En la Alemania del siglo XVIII se celebraba el “Kinderfest”, una fiesta para niños donde se colocaban y encendían dos velas en un dulce. Las velas representaban la luz que guiaría sus años venideros. Al final del festejo, se apagaban las velas y se creía que el humo elevaba al cielo los buenos deseos para los niños. Era como enviar una carta humeante a lo dioses.
Lo cierto es que todas estas tradiciones sobre la vela, apagar la llama y pedir un deseo, tienen un núcleo común: celebrar la vida, agradecer el milagro de existir, la esperanza de tener un mejor porvenir, el deseo de alcanzar sueños y anhelos, y tener un momento de unión con las personas amadas.

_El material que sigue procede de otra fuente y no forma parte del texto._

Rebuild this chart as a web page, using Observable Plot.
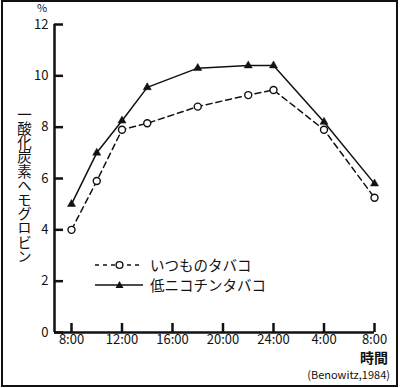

Aunque sé que un deseo no se cumplirá por soplar una vela el día que celebro mi existencia, es una tradición que deseo conservar en mi vida.
Pienso que las tradiciones son importantes en la vida de una persona. Pero no esas impuestas socialmente, sino aquellas que cada quien decide incluir en su vida porque tienen un verdadero significado personal, porque evocan recuerdos o permiten construir nuevos recuerdos con los seres queridos. Cada quien puede crear sus propias tradiciones.
Ya saben, Un barco podría naufragar si soplan la llama de una vela… al menos en la historia que me contaba mi papá.